Nate’s condition dramatically improved. After six weeks in ICU, doctors brought him out of the coma. Nate endured months of intensive physical and speech therapy, and his recovery defied the odds. He learned to walk, talk and he even surfs again! Nate says God healed him.
           
“I’m forced to rely on Him every single day,” Nate says. You’ve got to wake up and say ‘God please give me the strength, give me the endurance, give me the words to say today.’ So I have to ask Him every single day for little things and big things. And He just gives, He provides over and over if we surrender.”

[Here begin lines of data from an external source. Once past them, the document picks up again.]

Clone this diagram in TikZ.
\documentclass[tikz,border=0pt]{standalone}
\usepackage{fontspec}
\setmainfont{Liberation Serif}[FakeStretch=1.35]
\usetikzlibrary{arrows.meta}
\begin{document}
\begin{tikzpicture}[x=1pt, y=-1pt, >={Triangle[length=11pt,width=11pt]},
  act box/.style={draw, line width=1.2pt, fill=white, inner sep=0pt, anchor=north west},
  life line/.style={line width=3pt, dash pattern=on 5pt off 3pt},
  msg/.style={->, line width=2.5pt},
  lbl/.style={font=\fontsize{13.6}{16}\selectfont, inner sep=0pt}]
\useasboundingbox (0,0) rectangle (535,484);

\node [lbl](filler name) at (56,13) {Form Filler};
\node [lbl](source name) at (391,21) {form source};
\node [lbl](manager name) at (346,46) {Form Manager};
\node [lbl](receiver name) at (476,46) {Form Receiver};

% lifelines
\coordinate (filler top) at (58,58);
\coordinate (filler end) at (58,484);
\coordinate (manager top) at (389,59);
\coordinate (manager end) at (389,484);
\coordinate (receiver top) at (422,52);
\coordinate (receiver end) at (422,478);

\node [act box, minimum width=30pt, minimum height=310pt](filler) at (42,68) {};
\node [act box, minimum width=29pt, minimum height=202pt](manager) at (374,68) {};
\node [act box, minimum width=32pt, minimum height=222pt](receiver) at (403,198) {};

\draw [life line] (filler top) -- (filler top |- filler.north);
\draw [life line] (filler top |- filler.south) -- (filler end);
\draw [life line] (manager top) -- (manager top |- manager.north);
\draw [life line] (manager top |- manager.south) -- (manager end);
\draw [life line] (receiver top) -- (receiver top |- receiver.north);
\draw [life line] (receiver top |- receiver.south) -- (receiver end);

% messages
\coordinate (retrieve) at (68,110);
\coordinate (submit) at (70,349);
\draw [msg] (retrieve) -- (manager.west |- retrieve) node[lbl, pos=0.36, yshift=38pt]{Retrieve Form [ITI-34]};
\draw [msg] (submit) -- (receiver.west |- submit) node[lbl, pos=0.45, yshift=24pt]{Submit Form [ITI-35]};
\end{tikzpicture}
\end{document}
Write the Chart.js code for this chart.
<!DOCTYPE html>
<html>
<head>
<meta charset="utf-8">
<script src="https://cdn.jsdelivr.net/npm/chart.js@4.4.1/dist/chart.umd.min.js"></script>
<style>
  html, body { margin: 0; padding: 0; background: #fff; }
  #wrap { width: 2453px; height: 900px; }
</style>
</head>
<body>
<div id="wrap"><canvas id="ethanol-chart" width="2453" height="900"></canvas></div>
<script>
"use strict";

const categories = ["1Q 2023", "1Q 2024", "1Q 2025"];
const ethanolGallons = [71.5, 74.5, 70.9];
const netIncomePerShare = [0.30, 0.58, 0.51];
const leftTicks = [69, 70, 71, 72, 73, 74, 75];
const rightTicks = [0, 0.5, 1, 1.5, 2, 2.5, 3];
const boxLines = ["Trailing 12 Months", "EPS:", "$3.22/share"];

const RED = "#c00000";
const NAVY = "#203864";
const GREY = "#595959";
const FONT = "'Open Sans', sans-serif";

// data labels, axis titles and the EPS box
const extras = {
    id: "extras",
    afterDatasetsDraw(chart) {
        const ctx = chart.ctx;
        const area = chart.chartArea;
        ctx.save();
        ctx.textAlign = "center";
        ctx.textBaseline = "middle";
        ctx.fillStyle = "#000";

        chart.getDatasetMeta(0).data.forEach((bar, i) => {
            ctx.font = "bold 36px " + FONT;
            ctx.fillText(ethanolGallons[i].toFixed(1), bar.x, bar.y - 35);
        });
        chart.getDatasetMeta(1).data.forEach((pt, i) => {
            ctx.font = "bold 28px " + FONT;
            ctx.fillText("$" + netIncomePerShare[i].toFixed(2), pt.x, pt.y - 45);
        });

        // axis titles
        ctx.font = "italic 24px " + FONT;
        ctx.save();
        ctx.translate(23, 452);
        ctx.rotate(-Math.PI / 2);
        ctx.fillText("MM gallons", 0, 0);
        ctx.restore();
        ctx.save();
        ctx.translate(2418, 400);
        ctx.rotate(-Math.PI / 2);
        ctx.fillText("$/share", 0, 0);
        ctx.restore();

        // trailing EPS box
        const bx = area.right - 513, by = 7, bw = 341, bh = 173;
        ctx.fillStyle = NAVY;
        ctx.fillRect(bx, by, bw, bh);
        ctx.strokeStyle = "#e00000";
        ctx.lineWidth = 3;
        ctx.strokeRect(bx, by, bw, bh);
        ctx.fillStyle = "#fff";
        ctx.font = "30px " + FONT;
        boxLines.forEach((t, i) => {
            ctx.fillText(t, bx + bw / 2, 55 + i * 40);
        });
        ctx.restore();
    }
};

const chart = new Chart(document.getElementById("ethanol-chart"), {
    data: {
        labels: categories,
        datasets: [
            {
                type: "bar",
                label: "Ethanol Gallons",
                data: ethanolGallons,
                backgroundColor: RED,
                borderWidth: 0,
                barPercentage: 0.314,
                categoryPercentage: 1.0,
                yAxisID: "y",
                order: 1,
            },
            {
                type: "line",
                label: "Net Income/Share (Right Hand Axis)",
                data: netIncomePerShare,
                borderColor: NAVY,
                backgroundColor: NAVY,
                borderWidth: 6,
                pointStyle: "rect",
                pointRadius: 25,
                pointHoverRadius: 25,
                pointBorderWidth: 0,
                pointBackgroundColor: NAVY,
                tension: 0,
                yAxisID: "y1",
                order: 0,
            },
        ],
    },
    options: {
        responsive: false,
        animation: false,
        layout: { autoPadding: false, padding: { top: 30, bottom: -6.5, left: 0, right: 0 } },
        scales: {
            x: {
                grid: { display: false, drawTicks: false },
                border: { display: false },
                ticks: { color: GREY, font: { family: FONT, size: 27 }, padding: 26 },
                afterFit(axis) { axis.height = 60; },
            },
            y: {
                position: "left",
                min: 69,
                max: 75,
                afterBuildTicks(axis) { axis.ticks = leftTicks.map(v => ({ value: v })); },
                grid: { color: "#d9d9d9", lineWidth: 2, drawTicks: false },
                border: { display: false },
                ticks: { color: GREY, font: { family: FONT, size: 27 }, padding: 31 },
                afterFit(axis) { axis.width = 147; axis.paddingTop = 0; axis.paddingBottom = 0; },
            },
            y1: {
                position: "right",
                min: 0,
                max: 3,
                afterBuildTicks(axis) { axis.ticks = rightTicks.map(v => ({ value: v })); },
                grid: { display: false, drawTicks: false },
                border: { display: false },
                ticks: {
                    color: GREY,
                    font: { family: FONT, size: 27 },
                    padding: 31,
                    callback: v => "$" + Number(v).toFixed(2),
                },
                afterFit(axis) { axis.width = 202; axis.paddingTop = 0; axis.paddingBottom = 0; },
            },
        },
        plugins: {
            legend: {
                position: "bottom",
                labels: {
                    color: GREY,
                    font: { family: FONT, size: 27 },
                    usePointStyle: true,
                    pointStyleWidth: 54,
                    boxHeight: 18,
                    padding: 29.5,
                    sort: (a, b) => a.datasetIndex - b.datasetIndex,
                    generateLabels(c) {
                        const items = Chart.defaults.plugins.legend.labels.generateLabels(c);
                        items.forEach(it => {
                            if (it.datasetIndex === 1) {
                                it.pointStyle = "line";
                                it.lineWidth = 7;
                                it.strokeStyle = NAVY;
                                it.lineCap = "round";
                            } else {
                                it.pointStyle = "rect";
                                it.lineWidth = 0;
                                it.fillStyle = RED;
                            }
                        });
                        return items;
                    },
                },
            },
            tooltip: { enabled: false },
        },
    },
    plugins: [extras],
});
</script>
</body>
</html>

“By all the statistics, by all the things that were supposed to happen to him—bluntly speaking, he was not supposed to wake up,” Dr. McNeill says. “Just to see him alive was amazing, but to see him walk in and be able to talk to me was just an unbelievable feeling. You have to think of God. It was a miracle.”
                            
Since the accident, Nate met and married the woman he calls his angel. Brianna is one of the nurses who cared for him in the hospital.

“He loves people. He loves God,” Brianna says. “His faith is so strong even in spite of all of this. I think it’s even strengthened it because of what he’s been through.”

Nate shares his story of hope and healing in Christ in his new book, More God: Seeing the Blessings Through The Pain.

“I’m just a normal person praying to be used, and God is honoring it,” Nate shares. “I surrendered the whole thing to Him and He made it beautiful.”